# Re-entery to Australia on 457 After losing job within 90 days with valid visa?



## blackace (Sep 4, 2014)

Hi 

My contract expires in 30 days and I plan to leave Australia and go back to UK or go to Singapore if I get a job that i have already applied for.

I have a job interview lined up in Singapore in around 45 days from now. It will be after the expiration of my contract however my 457 is valid till 2017. I know that once I loose my contract I have three months to leave the country and go back to UK. 

If I get the job in singapore I would prefer to move from Australia to Singapore rather than, leaving australia and shipping my belongings to uk and sending them back again to Singapore. This will all depend on whether i get the job in singapore and can come back to Australia after the interview to arrange the move if i get the job.

Can someone guide me on this. If I am in the 3 months period after loosing the job can i go to a place like singapore for an interview and come back again inside australia and pack my bags and leave? or would i be refused entry simply because i am no longer employed here and the 90 day rule does not apply anymore. I tried to check DIACs website but could not see anything...


----------



## _shel (Mar 2, 2014)

Once you leave you cant re enter on the 457, you can apply for an evisitor being British. Takes from 1hr to a couple of days to be granted. But carry evidence of your plans because immigration may be wary to let you enter having just spent time living there. They would think you're their to work illegally.


----------



## cooluno (May 26, 2013)

blackace said:


> Hi
> 
> My contract expires in 30 days and I plan to leave Australia and go back to UK or go to Singapore if I get a job that i have already applied for.
> 
> ...


I have a different view on this. I was in a similar situaion and had called up DIAC on a couple of occasions. Both the guys I talked to ensured it will not be a problem getting back in to australia till 90 days. Quoting one of them, I remember him saying "we do not check that aspect when u r entering Australia". You would only be flagged when you complete the 90 days period. I think you also get a warning call from DIBP at arnd the 80 days mark, to let you know your status. 

So it essentially boils down to whether you can always trust the guys who picks up your call when you call DIBP.


----------



## blackace (Sep 4, 2014)

Thanks for the responses. Hmmm, so it is not a clear situation with a clear cut answer based on what I am reading here, it seems. And if I get out I will be nervous till i get back in! Not a pretty situation. :yuck:

I wonder if anyone else had an experience similar to cooluno...

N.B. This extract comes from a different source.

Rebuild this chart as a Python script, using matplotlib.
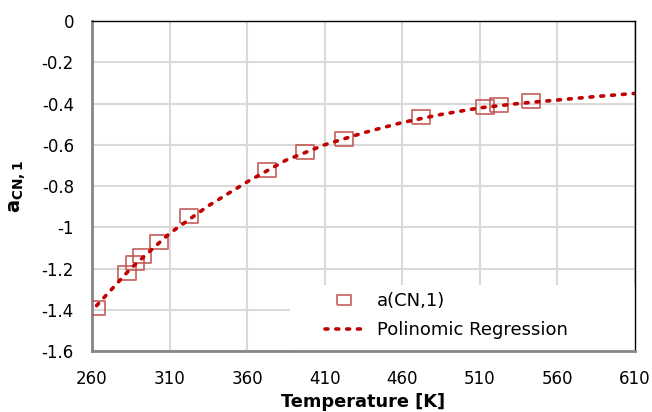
import matplotlib.pyplot as plt
from matplotlib.patches import Rectangle

# measured points
temp = [262.5, 282.5, 287.5, 292.5, 303, 322.5, 372.5, 397.5, 422.5, 472, 513.5, 522.5, 543]
a_cn1 = [-1.39, -1.22, -1.175, -1.14, -1.07, -0.945, -0.72, -0.635, -0.57, -0.467, -0.415, -0.405, -0.387]

# regression curve
fit_t = [263, 285, 310, 335, 360, 385, 410, 435, 460, 485, 510, 535, 560, 585, 610]
fit_a = [-1.38, -1.20, -1.03, -0.896, -0.78, -0.675, -0.60, -0.542, -0.492, -0.453, -0.421, -0.400, -0.383, -0.366, -0.351]

xticks = [260, 310, 360, 410, 460, 510, 560, 610]
yticks = [0, -0.2, -0.4, -0.6, -0.8, -1, -1.2, -1.4, -1.6]
ylabels = ["0", "-0.2", "-0.4", "-0.6", "-0.8", "-1", "-1.2", "-1.4", "-1.6"]

plt.rcParams['font.family'] = ['DejaVu Sans']

fig = plt.figure(figsize=(6.52, 4.12), dpi=100)
ax = fig.add_axes([0.141, 0.148, 0.833, 0.801])

# squares in the source are a bit wider than tall
box = [(-1.0, -0.75), (1.0, -0.75), (1.0, 0.75), (-1.0, 0.75), (-1.0, -0.75)]
ax.plot(temp, a_cn1, linestyle='none', marker=box, markersize=12.5,
        markerfacecolor='none', markeredgecolor='#c0504d', markeredgewidth=1.3,
        alpha=0.85, label='a(CN,1)', zorder=3)
ax.plot(fit_t, fit_a, linestyle=(0, (0.8, 2.2)), color='#c00000', linewidth=2.6,
        dash_capstyle='round', label='Polinomic Regression', zorder=4)

ax.set_xlim(260, 610)
ax.set_ylim(-1.6, 0)
ax.set_xticks(xticks)
ax.set_yticks(yticks)
ax.set_yticklabels(ylabels)
ax.tick_params(axis='both', length=0, labelsize=12)
ax.tick_params(axis='y', pad=13)
ax.tick_params(axis='x', pad=14)
ax.grid(True, color='#d9d9d9', linewidth=1.5)
ax.set_axisbelow(True)

for s in ['top', 'right']:
    ax.spines[s].set_color('black')
    ax.spines[s].set_linewidth(1.0)
for s in ['left', 'bottom']:
    ax.spines[s].set_color('#868686')
    ax.spines[s].set_linewidth(2.0)

ax.set_xlabel('Temperature [K]', fontsize=12.8, fontweight='bold')
ax.xaxis.set_label_coords(0.499, -0.126)
ax.set_ylabel(r'$\mathbf{a_{CN,1}}$', fontsize=14)
ax.yaxis.set_label_coords(-0.118, 0.5)

# white block behind the legend, covering the grid
ax.add_patch(Rectangle((0.3646, 0.0), 0.64, 0.2, transform=ax.transAxes,
                       facecolor='white', edgecolor='none', zorder=2.5))

leg = ax.legend(loc='upper left', bbox_to_anchor=(0.429, 0.178), frameon=False,
                fontsize=13, handlelength=2.1, handletextpad=0.8, borderpad=0,
                labelspacing=0.62, borderaxespad=0)
leg.set_zorder(5)
leg.legend_handles[0].set_markersize(10)

fig.savefig('out.png', dpi=100)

Aside from talking with a random person on DIAC,is there anything else I can do to get a more clear answer on this?


----------



## TheExpatriate (Feb 7, 2014)

If you can show DIBP officers at the airport upon your return with an ETA for a tourist evisa that you are already packing and leaving (have as many evidences, such as selling car/property, communication with a shipping company for quotes to ship your stuff back home ...etc.) and convince them that you are entering merely to pack and leave, I think they might let you in


----------



## _shel (Mar 2, 2014)

The 90 days is not an extension to your visa. It is leeway to help you leave the country or find another job, you still have an expired visa that will not facilitate entry. 

You are entitled to apply for a free, quickly processed tourist entry. Just apply for that. As expatriate says, show flight tickets, shipping arrangements fir your goods and you will be given entry as a tourist simples.


----------



## blackace (Sep 4, 2014)

Thanks for the clarification _Shel.

I will take your advice.


----------